As an investor, you could get a wrong impression from this method. You could accept a considerably long payback period and forget about inflation and money losing its value.
2. Not all cash flows are covered
Only short-term cash flow is considered; since the payback period only focuses on short-term capital budgeting, management will easily access important information required over a long period. Because different projects come with different cash flow schedules, making major decisions based on the payback period approach is quite hard.
3. It is Non-realistic
This is because of its simplicity; it fails to recognize everyday business scenarios. Some of these scenarios include irregular cash inflow.
When you start a project, returns could be higher or lower than predicted. These discrepancies are not taken care of in the payback period. Since a practical project will have these discrepancies, inferences from the payback period approach sometimes feel non-realistic.
4. Ignores profitability
Suppose a company gets a shorter payback period, which is the goal of the payback period. It does not necessarily mean the project will be profitable.
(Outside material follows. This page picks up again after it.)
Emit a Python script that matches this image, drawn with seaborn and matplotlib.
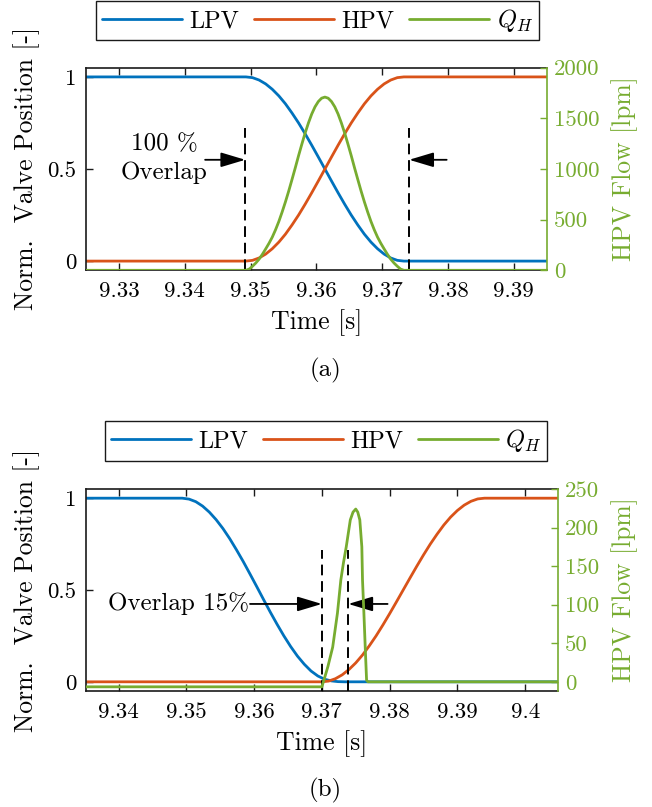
import numpy as np
import pandas as pd
import matplotlib
matplotlib.use("Agg")
import matplotlib.pyplot as plt
import seaborn as sns
from matplotlib.lines import Line2D

# ---------------- data: panel (a) ----------------
t_a_valve = [9.325, 9.3493, 9.3503, 9.3513, 9.3523, 9.3533, 9.3543, 9.3553, 9.3563,
             9.3573, 9.3583, 9.3593, 9.3603, 9.3613, 9.3623, 9.3633, 9.3643, 9.3653,
             9.3663, 9.3673, 9.3683, 9.3693, 9.3703, 9.3713, 9.3723, 9.3733, 9.395]
lpv_a = [1, 1, 0.996, 0.983, 0.962, 0.933, 0.897, 0.854, 0.804, 0.750, 0.691, 0.629,
         0.565, 0.500, 0.435, 0.371, 0.309, 0.250, 0.196, 0.146, 0.103, 0.067, 0.038,
         0.017, 0.004, 0, 0]
hpv_a = [0, 0, 0.004, 0.017, 0.038, 0.067, 0.103, 0.146, 0.196, 0.250, 0.309, 0.371,
         0.435, 0.500, 0.565, 0.629, 0.691, 0.750, 0.804, 0.854, 0.897, 0.933, 0.962,
         0.983, 0.996, 1, 1]
t_a_qh = [9.325, 9.3493, 9.3498, 9.3503, 9.3508, 9.3513, 9.3518, 9.3523, 9.3528,
          9.3533, 9.3538, 9.3543, 9.3548, 9.3553, 9.3558, 9.3563, 9.3568, 9.3573,
          9.3578, 9.3583, 9.3588, 9.3593, 9.3598, 9.3603, 9.3608, 9.3613, 9.3618,
          9.3623, 9.3628, 9.3633, 9.3638, 9.3643, 9.3648, 9.3653, 9.3658, 9.3663,
          9.3668, 9.3673, 9.3678, 9.3683, 9.3688, 9.3693, 9.3698, 9.3703, 9.3708,
          9.3713, 9.3718, 9.3723, 9.3728, 9.3733, 9.395]
qh_a = [0, 0, 12, 40, 72, 110, 158, 211, 266, 327, 400, 482, 575, 675, 782, 896,
        1012, 1132, 1246, 1356, 1455, 1543, 1614, 1666, 1699, 1710, 1699, 1666, 1614,
        1543, 1455, 1356, 1246, 1132, 1012, 896, 782, 675, 575, 482, 400, 327, 266,
        211, 158, 110, 72, 40, 12, 0, 0]
overlap_a = [9.3492, 9.3741]
xticks_a = [9.33, 9.34, 9.35, 9.36, 9.37, 9.38, 9.39]
xticklabels_a = ["9.33", "9.34", "9.35", "9.36", "9.37", "9.38", "9.39"]
yticks_right_a = [0, 500, 1000, 1500, 2000]

# ---------------- data: panel (b) ----------------
t_b_lpv = [9.335, 9.3494, 9.3504, 9.3514, 9.3524, 9.3534, 9.3544, 9.3554, 9.3564,
           9.3574, 9.3584, 9.3594, 9.3604, 9.3614, 9.3624, 9.3634, 9.3644, 9.3654,
           9.3664, 9.3674, 9.3684, 9.3694, 9.3704, 9.3714, 9.3724, 9.3734, 9.405]
lpv_b = [1, 1, 0.995, 0.981, 0.957, 0.924, 0.883, 0.835, 0.780, 0.719, 0.655, 0.587,
         0.518, 0.448, 0.379, 0.313, 0.250, 0.192, 0.140, 0.096, 0.059, 0.032, 0.014,
         0.005, 0.001, 0, 0]
t_b_hpv = [9.335, 9.3700, 9.3710, 9.3720, 9.3730, 9.3740, 9.3750, 9.3760, 9.3770,
           9.3780, 9.3790, 9.3800, 9.3810, 9.3820, 9.3830, 9.3840, 9.3850, 9.3860,
           9.3870, 9.3880, 9.3890, 9.3900, 9.3910, 9.3920, 9.3930, 9.3940, 9.405]
hpv_b = [0, 0, 0.004, 0.017, 0.038, 0.067, 0.103, 0.146, 0.196, 0.250, 0.309, 0.371,
         0.435, 0.500, 0.565, 0.629, 0.691, 0.750, 0.804, 0.854, 0.897, 0.933, 0.962,
         0.983, 0.996, 1, 1]
t_b_qh = [9.335, 9.3700, 9.3703, 9.3709, 9.3716, 9.3723, 9.3728, 9.3732, 9.3736,
          9.3742, 9.3746, 9.3750, 9.3753, 9.3756, 9.3759, 9.3760, 9.3762, 9.3764,
          9.3766, 9.3768, 9.405]
qh_b = [-6.5, -6.5, 2, 20, 45, 89, 132, 155, 175, 210, 220, 224, 220, 210, 175, 132,
        90, 45, 2, 0, 0]
overlap_b = [9.3700, 9.3739]
xticks_b = [9.34, 9.35, 9.36, 9.37, 9.38, 9.39, 9.40]
xticklabels_b = ["9.34", "9.35", "9.36", "9.37", "9.38", "9.39", "9.4"]
yticks_right_b = [0, 50, 100, 150, 200, 250]

yticks_left = [0, 0.5, 1]
yticklabels_left = ["0", "0.5", "1"]

# ---------------- style ----------------
sns.set_style("white")
plt.rcParams.update({
    "font.family": "serif",
    "font.serif": ["cmr10", "DejaVu Serif"],
    "mathtext.fontset": "cm",
    "axes.unicode_minus": False,
    "axes.formatter.use_mathtext": True,
    "font.size": 16,
    "text.color": "black",
    "axes.labelcolor": "black",
    "xtick.color": "black",
    "ytick.color": "black",
})

BLUE = "#0072BD"
ORANGE = "#D95319"
GREEN = "#77AC30"
FS_TICK = 16.5
FS_LAB = 18.5
FS_TXT = 18
FS_LEG = 17.5

fig = plt.figure(figsize=(6.52, 8.07), dpi=100)
W, H = 652, 807


def axes_px(x0, y0, x1, y1):
    return fig.add_axes([x0 / W, 1 - y1 / H, (x1 - x0) / W, (y1 - y0) / H])


def style_panel(ax, ax2, xlim, xticks, xticklabels, rticks, rlim):
    ax.set_xlim(*xlim)
    ax.set_ylim(-0.05, 1.05)
    ax.set_xticks(xticks)
    ax.set_xticklabels(xticklabels)
    ax.set_yticks(yticks_left)
    ax.set_yticklabels(yticklabels_left)
    ax.tick_params(axis="x", direction="in", top=True, bottom=True, length=5,
                   width=1.0, pad=8, labelsize=FS_TICK, color="#1a1a1a")
    ax.tick_params(axis="y", direction="in", left=True, right=False, length=5,
                   width=1.0, pad=7, labelsize=FS_TICK, color="#1a1a1a")
    for s in ["left", "top", "bottom"]:
        ax.spines[s].set_visible(True)
        ax.spines[s].set_color("#1a1a1a")
        ax.spines[s].set_linewidth(1.2)
    ax.spines["right"].set_visible(False)
    ax.set_xlabel("Time [s]", fontsize=FS_LAB, labelpad=6)
    ax.set_ylabel("Norm.  Valve Position [-]", fontsize=FS_LAB, labelpad=5)

    ax2.set_ylim(*rlim)
    ax2.set_yticks(rticks)
    ax2.set_yticklabels([str(v) for v in rticks])
    ax2.tick_params(axis="y", direction="in", right=True, left=False, length=5,
                    width=1.0, pad=5, labelsize=FS_TICK, colors=GREEN)
    for s in ["left", "top", "bottom"]:
        ax2.spines[s].set_visible(False)
    ax2.spines["right"].set_visible(True)
    ax2.spines["right"].set_color(GREEN)
    ax2.spines["right"].set_linewidth(1.2)
    ax2.set_ylabel("HPV Flow [lpm]", fontsize=FS_LAB, color=GREEN, labelpad=9)
    ax2.set_xlim(*xlim)


def legend_for(cx, cy):
    handles = [Line2D([], [], color=BLUE, lw=2),
               Line2D([], [], color=ORANGE, lw=2),
               Line2D([], [], color=GREEN, lw=2)]
    labels = ["LPV", "HPV", "$Q_H$"]
    leg = fig.legend(handles, labels, loc="center",
                     bbox_to_anchor=(cx / W, 1 - cy / H),
                     ncol=3, frameon=True, fancybox=False, shadow=False,
                     edgecolor="#1a1a1a", framealpha=1, fontsize=FS_LEG,
                     handlelength=3.3, handletextpad=0.3, columnspacing=0.6,
                     borderpad=0.25, borderaxespad=0)
    leg.get_frame().set_linewidth(1.0)
    return leg


LW = 2.0
arrow_kw = dict(arrowstyle="-|>,head_length=1.5,head_width=0.45", color="black",
                lw=1.3, shrinkA=0, shrinkB=0, mutation_scale=10)
dash_style = (0, (5.5, 3))

# ---------------- panel (a) ----------------
axA = axes_px(86, 67.7, 546.7, 270.3)
axA2 = axA.twinx()
dfA = pd.DataFrame({"t": t_a_valve, "LPV": lpv_a, "HPV": hpv_a})
dfAq = pd.DataFrame({"t": t_a_qh, "QH": qh_a})
sns.lineplot(data=dfA, x="t", y="LPV", ax=axA, color=BLUE, lw=LW, estimator=None, sort=False)
sns.lineplot(data=dfA, x="t", y="HPV", ax=axA, color=ORANGE, lw=LW, estimator=None, sort=False)
sns.lineplot(data=dfAq, x="t", y="QH", ax=axA2, color=GREEN, lw=LW, estimator=None, sort=False)
style_panel(axA, axA2, (9.325, 9.395), xticks_a, xticklabels_a, yticks_right_a, (0, 2000))
axA.vlines(overlap_a, -0.05, 0.723, colors="black", lw=1.4, linestyles=dash_style, zorder=5)
axA.annotate("", xy=(overlap_a[0], 0.55), xytext=(9.3431, 0.55), arrowprops=arrow_kw, zorder=6)
axA.annotate("", xy=(overlap_a[1], 0.55), xytext=(9.3798, 0.55), arrowprops=arrow_kw, zorder=6)
axA.text(9.3369, 0.556, "100 %\nOverlap", ha="center", va="center", fontsize=FS_TXT,
         linespacing=1.35)
legend_for(317.5, 20.8)
fig.text(325 / W, 1 - 370 / H, "(a)", ha="center", va="center", fontsize=FS_TXT)

# ---------------- panel (b) ----------------
axB = axes_px(86, 489, 557.7, 691)
axB2 = axB.twinx()
dfB1 = pd.DataFrame({"t": t_b_lpv, "LPV": lpv_b})
dfB2 = pd.DataFrame({"t": t_b_hpv, "HPV": hpv_b})
dfB3 = pd.DataFrame({"t": t_b_qh, "QH": qh_b})
sns.lineplot(data=dfB1, x="t", y="LPV", ax=axB, color=BLUE, lw=LW, estimator=None, sort=False)
sns.lineplot(data=dfB2, x="t", y="HPV", ax=axB, color=ORANGE, lw=LW, estimator=None, sort=False)
sns.lineplot(data=dfB3, x="t", y="QH", ax=axB2, color=GREEN, lw=LW, estimator=None, sort=False)
style_panel(axB, axB2, (9.3352, 9.4048), xticks_b, xticklabels_b, yticks_right_b,
            (-250 * 0.05 / 1.05, 250))
axB.vlines(overlap_b, -0.05, 0.716, colors="black", lw=1.4, linestyles=dash_style, zorder=5)
axB.annotate("", xy=(overlap_b[0], 0.424), xytext=(9.3594, 0.424), arrowprops=arrow_kw, zorder=6)
axB.annotate("", xy=(overlap_b[1], 0.424), xytext=(9.3797, 0.424), arrowprops=arrow_kw, zorder=6)
axB.text(9.3592, 0.427, "Overlap 15%", ha="right", va="center", fontsize=FS_TXT)
legend_for(326, 441)
fig.text(325 / W, 1 - 790 / H, "(b)", ha="center", va="center", fontsize=FS_TXT)

fig.savefig("out.png", dpi=100)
Cash flows may stop once the payback period ends, making such a project meaningless.
You could end up ignoring to take a project that could have been profitable in the long run. The fact that a project has a longer payback period may force you to take another project that is way less profitable. This is why you should combine the payback period technique with other capital budgeting methods to visualize a project’s earned value in the future.
5. Too simple for most investments
Most business investments are complex, and many factors have to be considered. The payback period is too simple for most of these investments since it does not account for most factors. Your project could be a portfolio and not necessarily a single target mission kind of a project.
6. No in-depth assessments are done on the investments
Since the payback period focuses mainly on short-term projects, management may put minimal focus on long-term projects. This will lead to the partial abandonment of long-term projects that will not get the necessary attention.